アドマイヤドンにも匹敵するパフォーマンスで“流れ”は変えられた
文/編集部
「ぶっちゃけ」という言葉はもうあんまり使わないのかもしれませんが(笑)、レース前は、
「この単勝人気はぶっちゃけどう思います?」と
メイショウトウコンに聞いてみたかった。
メイショウトウコンの最終単勝オッズは
3.7倍で2番人気。1番人気は3歳馬の
ロングプライド(
3.1倍)に譲り、3番人気の
マコトスパルビエロにも
4.8倍で肉薄された。その上、
牝馬でダート未勝利の
フサイチパンドラにも
5.5倍で迫られるほど。
JRAのダート重賞を制しているのは、出走馬の中で
メイショウトウコンと
ロングプライドの2頭で、2勝を挙げているのは
メイショウトウコンだけなのに。
しかも、そのうちの
平安Sは、次走で
フェブラリーSを勝つ
サンライズバッカスを破っての勝利でもあった。
札幌のダート1700mコースも3戦2勝・2着1回で得意にしていて、実績的には抜けた存在として扱われても不思議はなかったはずだ。
それが蓋を開けてみたら、実にビミョーな人気……。
もちろんこれには理由もあった。
まず、
メイショウトウコン自身はこのコースで好走歴があったものの、
過去のエルムSで父ロベルト系が不振([0.1.1.12])であったこと。
前走で
ブリーダーズゴールドCを予定していながら、
馬インフルエンザの余波で出走できず、結果的に
4ヶ月ぶりの休み明けとなったこと。しかも馬体重は、
前走比10kg増の458kgであった。
さらに、主戦の
武幸四郎騎手が負傷して騎乗できなくなり、
池添騎手が
テン乗りで参戦することになったこと。
実力や実績は認められるが、勝負事で大切な
“流れ”が悪いのではないか。そう思われ、人気が伸び悩んだのだろう。
しかし結果はご覧の通り。
3~4コーナーで外を回って先行集団を射程圏に入れると、直線では一気に突き放して圧勝してみせた。
札幌競馬場には、
「3歳ぃ? 牝馬ぁ? そんなものにはオレ様のマクリ差しをお見舞いしてやる~!」との叫び声がこだましたとか、していないとか(笑)。
出走馬中、
3番目に小さい体(458kg)で、
もっとも重い斤量(58kg)を背負いながら、この圧勝劇を見せられたら、嫌が上にも今秋は
G1での活躍を期待したくなる。
というか、
メイショウトウコンがダート戦で大きく崩れたのは今年の
フェブラリーSだけなのだから、今後はG1獲りに照準を絞ってローテーションが組まれていくことだろう。

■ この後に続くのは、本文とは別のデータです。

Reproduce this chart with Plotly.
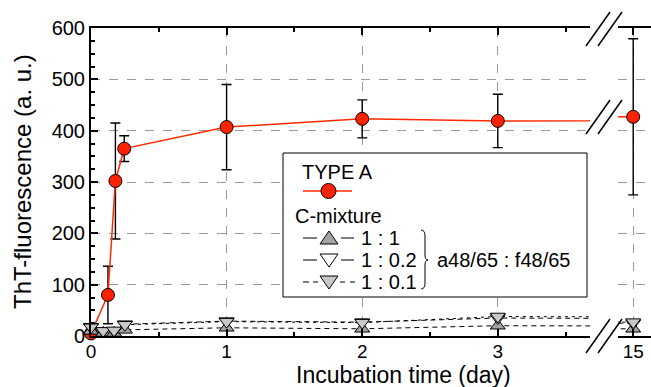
import plotly.graph_objects as go

# ---- data ----
days_a = [0, 0.125, 0.18, 0.245, 1, 2, 3, 15]
type_a = [5, 80, 302, 365, 407, 423, 419, 427]
type_a_err = [4, 56, 113, 25, 83, 37, 52, 152]

days_mix = [0, 0.09, 0.17, 0.25, 1, 2, 3, 15]
mix_1_1 = [10, 6, 6, 12, 16, 14, 20, 14]
mix_1_02 = [18, 10, 10, 23, 29, 27, 35, 25]
mix_1_01 = [17, 10, 11, 22, 28, 26, 38, 27]

mix_names = ["1 : 1", "1 : 0.2", "1 : 0.1"]
x_ticks_left = [0, 1, 2, 3]
x_ticks_right = [15]
y_ticks = [0, 100, 200, 300, 400, 500, 600]

FONT = "Liberation Sans, Arial, Helvetica, sans-serif"
W, H = 651, 387
L, R, T, B = 91, 0, 28, 51
PW, PH = W - L - R, H - T - B

RED = "#ff2200"
GRAY_UP = "#a3a3a3"
GRAY_DN = "#c8c8c8"


def px(x):
    return (x - L) / PW


def py(y):
    return (H - B - y) / PH


fig = go.Figure()

red_line = dict(color="#ff2a00", width=1.5)
red_marker = dict(size=13, color=RED, line=dict(color="black", width=1))
err = dict(type="data", array=type_a_err, visible=True, color="black", thickness=1.4, width=5)

for xa in ("x", "x2"):
    fig.add_trace(go.Scatter(
        x=days_a, y=type_a, xaxis=xa, yaxis="y", mode="lines+markers",
        line=red_line, marker=red_marker, error_y=err, cliponaxis=False,
        name="TYPE A", showlegend=False,
    ))

mix_specs = [
    (mix_names[0], mix_1_1, "triangle-up", GRAY_UP, "5px,4px"),
    (mix_names[1], mix_1_02, "triangle-down", "white", "5px,4px"),
    (mix_names[2], mix_1_01, "triangle-down", GRAY_DN, "3px,4px"),
]
for nm, vals, sym, fill, dash in mix_specs:
    for xa in ("x", "x2"):
        fig.add_trace(go.Scatter(
            x=days_mix, y=vals, xaxis=xa, yaxis="y", mode="lines+markers",
            line=dict(color="black", width=1, dash=dash),
            marker=dict(symbol=sym, size=13, color=fill, line=dict(color="black", width=1)),
            cliponaxis=False, name=nm, showlegend=False,
        ))

axis_common = dict(
    showline=True, linecolor="black", linewidth=2, mirror="ticks",
    ticks="inside", ticklen=7, tickwidth=1.5, tickcolor="black",
    showgrid=True, gridcolor="#9a9a9a", griddash="dash", gridwidth=1,
    zeroline=False, tickfont=dict(size=20, family=FONT, color="black"),
)
x_common = dict(axis_common, tickfont=dict(size=19, family=FONT, color="black"),
                ticklabelstandoff=-3)

fig.update_layout(
    width=W, height=H, margin=dict(l=L, r=R, t=T, b=B, autoexpand=False),
    plot_bgcolor="white", paper_bgcolor="white",
    font=dict(family=FONT, size=20, color="black"),
    showlegend=False,
    xaxis=dict(domain=[0, px(590)], range=[0, 3.68], tickvals=x_ticks_left,
               ticktext=[str(v) for v in x_ticks_left], anchor="y",
               minor=dict(tickvals=[0.5, 1.5, 2.5, 3.5], ticks="inside", ticklen=4,
                          tickcolor="black", showgrid=False),
               **x_common),
    xaxis2=dict(domain=[px(618), 1], range=[14.889, 15.13], tickvals=x_ticks_right,
                ticktext=[str(v) for v in x_ticks_right], anchor="y", **x_common),
    yaxis=dict(range=[0, 600], tickvals=y_ticks, anchor="x",
               minor=dict(dtick=25, ticks="inside", ticklen=4, tickcolor="black", showgrid=False),
               **{k: v for k, v in axis_common.items() if k != "mirror"}),
)

shapes = []
# legend box
shapes.append(dict(type="rect", xref="paper", yref="paper", x0=px(283), x1=px(587),
                   y0=py(297), y1=py(153), fillcolor="white",
                   line=dict(color="black", width=1), layer="above"))


def seg(x0, y0, x1, y1, color="black", width=1.5, dash=None):
    ln = dict(color=color, width=width)
    if dash:
        ln["dash"] = dash
    return dict(type="line", xref="paper", yref="paper", x0=px(x0), y0=py(y0),
                x1=px(x1), y1=py(y1), line=ln)


# legend samples
shapes.append(seg(303, 191, 352, 191, color="#ff2a00", width=1.5))
shapes.append(dict(type="circle", xref="paper", yref="paper", x0=px(321), x1=px(336),
                   y0=py(198.5), y1=py(183.5), fillcolor=RED, line=dict(color="black", width=1)))
rows = [(238, "up", GRAY_UP, False), (260, "down", "white", False), (282, "down", GRAY_DN, True)]
cx = 329
for cy, d, fill, dashed in rows:
    if dashed:
        shapes += [seg(303, cy, 309, cy, width=1), seg(313, cy, 318, cy, width=1),
                   seg(340, cy, 345, cy, width=1), seg(350, cy, 355, cy, width=1)]
    else:
        shapes += [seg(303, cy, 317, cy, width=1), seg(341, cy, 354, cy, width=1)]
    if d == "up":
        pts = [(cx - 9, cy + 6), (cx + 9, cy + 6), (cx, cy - 7)]
    else:
        pts = [(cx - 9, cy - 6), (cx + 9, cy - 6), (cx, cy + 7)]
    path = "M " + " L ".join(f"{px(a)},{py(b)}" for a, b in pts) + " Z"
    shapes.append(dict(type="path", xref="paper", yref="paper", path=path,
                       fillcolor=fill, line=dict(color="black", width=1)))

# axis-break marks
for cy in (29, 117, 336):
    for dx in (0, 12):
        shapes.append(seg(586 + dx, cy + 17, 610 + dx, cy - 17, width=1.5))

# brace
bx, tip, yt, ym, yb = 421, 428, 230, 260, 289
path = (f"M {px(bx)},{py(yt)} Q {px(bx+4)},{py(yt)} {px(bx+4)},{py(yt+6)} "
        f"L {px(bx+4)},{py(ym-5)} Q {px(bx+4)},{py(ym)} {px(tip)},{py(ym)} "
        f"Q {px(bx+4)},{py(ym)} {px(bx+4)},{py(ym+5)} "
        f"L {px(bx+4)},{py(yb-6)} Q {px(bx+4)},{py(yb)} {px(bx)},{py(yb)}")
shapes.append(dict(type="path", xref="paper", yref="paper", path=path,
                   line=dict(color="black", width=1)))
fig.update_layout(shapes=shapes)


def label(text, x, y, size=20, xanchor="left", angle=0):
    fig.add_annotation(text=text, xref="paper", yref="paper", x=px(x), y=py(y),
                       xanchor=xanchor, yanchor="middle", showarrow=False, textangle=angle,
                       font=dict(size=size, family=FONT, color="black"))


label("TYPE A", 300, 172)
label("C-mixture", 293, 216)
for (cy, _, _, _), nm in zip(rows, mix_names):
    label(nm, 359, cy)
label("a48/65 : f48/65", 435, 260)
label("Incubation time (day)", 403, 375, size=23, xanchor="center")
label("ThT-fluorescence (a. u.)", 22, 182, size=24, xanchor="center", angle=-90)

fig.write_html("out.html", post_script="document.body.style.margin='0';",
               config={"displayModeBar": False})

ブリーダーズゴールドC除外の鬱憤も晴らして賞金上積みにも成功し、
メイショウトウコンは自らの力で
“勝負事における悪い流れ”を断ち切ってみせた。
かつてのこのレースからは、ここを起点に3連勝を飾って飛躍した
アドマイヤドンなどが出ており、今度はその良い流れに乗りたいところだろう。
そういえば、
メイショウトウコンは今年の
フェブラリーSで
11着に敗れたが、
アドマイヤドンも同年の
フェブラリーSで
11着に敗れた後にこのレースを勝ち、その後、
南部杯優勝、
JBCクラシック優勝、翌年の
フェブラリーS優勝とつなげたんだっけ。
アドマイヤドンがこのレースを制した時は、今回の
メイショウトウコンと
同じ馬体重(458kg)で
59kgの斤量を背負い、
9馬身の圧勝を飾ったが、パフォーマンスとして引けは取らない。
メイショウトウコンの今後にも、
アドマイヤドンと同レベルの活躍を期待してもいいはずだ。
さて、今回のレース前に、
単勝オッズのことや
ロベルト系不振のこと、
乗り替わりのことを聞いたとしたら、
メイショウトウコンはなんと答えたか?
圧勝のパフォーマンスが示す通り、
「でもそんなの関係ねえ」だったんでしょうね(笑)。